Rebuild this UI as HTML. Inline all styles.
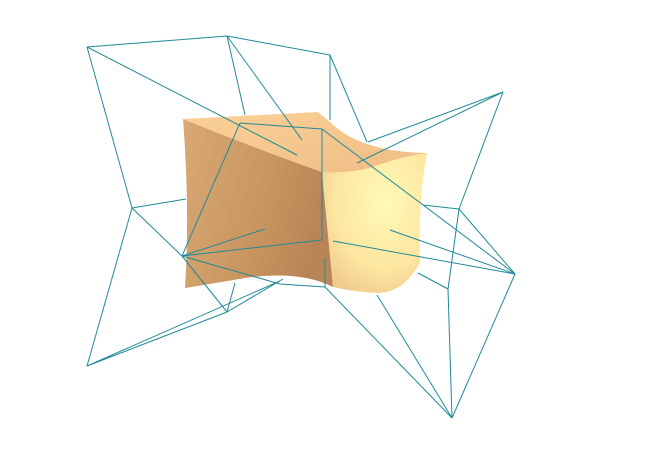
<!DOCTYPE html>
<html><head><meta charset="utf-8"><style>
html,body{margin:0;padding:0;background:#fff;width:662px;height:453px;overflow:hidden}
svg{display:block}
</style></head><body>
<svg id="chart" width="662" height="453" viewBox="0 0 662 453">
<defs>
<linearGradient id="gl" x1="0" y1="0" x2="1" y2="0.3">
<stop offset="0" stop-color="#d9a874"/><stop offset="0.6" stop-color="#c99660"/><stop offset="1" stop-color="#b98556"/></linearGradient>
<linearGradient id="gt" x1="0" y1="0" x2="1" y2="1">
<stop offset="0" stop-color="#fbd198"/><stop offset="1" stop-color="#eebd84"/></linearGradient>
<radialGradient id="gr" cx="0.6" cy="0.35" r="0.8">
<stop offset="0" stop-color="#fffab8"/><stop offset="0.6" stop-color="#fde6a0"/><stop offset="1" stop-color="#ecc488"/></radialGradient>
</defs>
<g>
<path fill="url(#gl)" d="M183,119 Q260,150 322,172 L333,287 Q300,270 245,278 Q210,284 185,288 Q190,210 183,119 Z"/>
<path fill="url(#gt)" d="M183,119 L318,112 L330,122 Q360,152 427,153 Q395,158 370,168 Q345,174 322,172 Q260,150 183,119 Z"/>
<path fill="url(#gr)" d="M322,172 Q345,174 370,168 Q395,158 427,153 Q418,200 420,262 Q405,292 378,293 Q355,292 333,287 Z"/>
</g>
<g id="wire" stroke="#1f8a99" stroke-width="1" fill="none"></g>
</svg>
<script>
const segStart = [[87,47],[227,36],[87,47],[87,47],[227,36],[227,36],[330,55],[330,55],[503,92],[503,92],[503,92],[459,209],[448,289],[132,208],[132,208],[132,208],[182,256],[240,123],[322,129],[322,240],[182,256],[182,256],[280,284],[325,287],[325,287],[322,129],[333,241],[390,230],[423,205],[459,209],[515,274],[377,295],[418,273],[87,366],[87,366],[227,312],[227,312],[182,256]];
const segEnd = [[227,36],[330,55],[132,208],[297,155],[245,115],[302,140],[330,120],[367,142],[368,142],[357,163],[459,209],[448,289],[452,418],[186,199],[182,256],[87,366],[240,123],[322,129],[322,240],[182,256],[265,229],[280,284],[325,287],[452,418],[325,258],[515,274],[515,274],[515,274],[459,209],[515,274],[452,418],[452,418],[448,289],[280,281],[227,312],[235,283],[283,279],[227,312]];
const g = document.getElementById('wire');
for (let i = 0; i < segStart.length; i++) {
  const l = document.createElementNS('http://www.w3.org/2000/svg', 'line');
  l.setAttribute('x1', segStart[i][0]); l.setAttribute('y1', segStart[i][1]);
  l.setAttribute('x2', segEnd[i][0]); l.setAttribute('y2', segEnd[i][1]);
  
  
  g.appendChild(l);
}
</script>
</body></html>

******

Quote the preceding listing precisely and completely, omitting its images.

Rebuild this UI as HTML. Inline all styles.
<!DOCTYPE html>
<html><head><meta charset="utf-8"><style>
html,body{margin:0;padding:0;background:#fff;width:662px;height:453px;overflow:hidden}
svg{display:block}
</style></head><body>
<svg id="chart" width="662" height="453" viewBox="0 0 662 453">
<defs>
<linearGradient id="gl" x1="0" y1="0" x2="1" y2="0.3">
<stop offset="0" stop-color="#d9a874"/><stop offset="0.6" stop-color="#c99660"/><stop offset="1" stop-color="#b98556"/></linearGradient>
<linearGradient id="gt" x1="0" y1="0" x2="1" y2="1">
<stop offset="0" stop-color="#fbd198"/><stop offset="1" stop-color="#eebd84"/></linearGradient>
<radialGradient id="gr" cx="0.6" cy="0.35" r="0.8">
<stop offset="0" stop-color="#fffab8"/><stop offset="0.6" stop-color="#fde6a0"/><stop offset="1" stop-color="#ecc488"/></radialGradient>
</defs>
<g>
<path fill="url(#gl)" d="M183,119 Q260,150 322,172 L333,287 Q300,270 245,278 Q210,284 185,288 Q190,210 183,119 Z"/>
<path fill="url(#gt)" d="M183,119 L318,112 L330,122 Q360,152 427,153 Q395,158 370,168 Q345,174 322,172 Q260,150 183,119 Z"/>
<path fill="url(#gr)" d="M322,172 Q345,174 370,168 Q395,158 427,153 Q418,200 420,262 Q405,292 378,293 Q355,292 333,287 Z"/>
</g>
<g id="wire" stroke="#1f8a99" stroke-width="1" fill="none"></g>
</svg>
<script>
const segStart = [[87,47],[227,36],[87,47],[87,47],[227,36],[227,36],[330,55],[330,55],[503,92],[503,92],[503,92],[459,209],[448,289],[132,208],[132,208],[132,208],[182,256],[240,123],[322,129],[322,240],[182,256],[182,256],[280,284],[325,287],[325,287],[322,129],[333,241],[390,230],[423,205],[459,209],[515,274],[377,295],[418,273],[87,366],[87,366],[227,312],[227,312],[182,256]];
const segEnd = [[227,36],[330,55],[132,208],[297,155],[245,115],[302,140],[330,120],[367,142],[368,142],[357,163],[459,209],[448,289],[452,418],[186,199],[182,256],[87,366],[240,123],[322,129],[322,240],[182,256],[265,229],[280,284],[325,287],[452,418],[325,258],[515,274],[515,274],[515,274],[459,209],[515,274],[452,418],[452,418],[448,289],[280,281],[227,312],[235,283],[283,279],[227,312]];
const g = document.getElementById('wire');
for (let i = 0; i < segStart.length; i++) {
  const l = document.createElementNS('http://www.w3.org/2000/svg', 'line');
  l.setAttribute('x1', segStart[i][0]); l.setAttribute('y1', segStart[i][1]);
  l.setAttribute('x2', segEnd[i][0]); l.setAttribute('y2', segEnd[i][1]);
  
  
  g.appendChild(l);
}
</script>
</body></html>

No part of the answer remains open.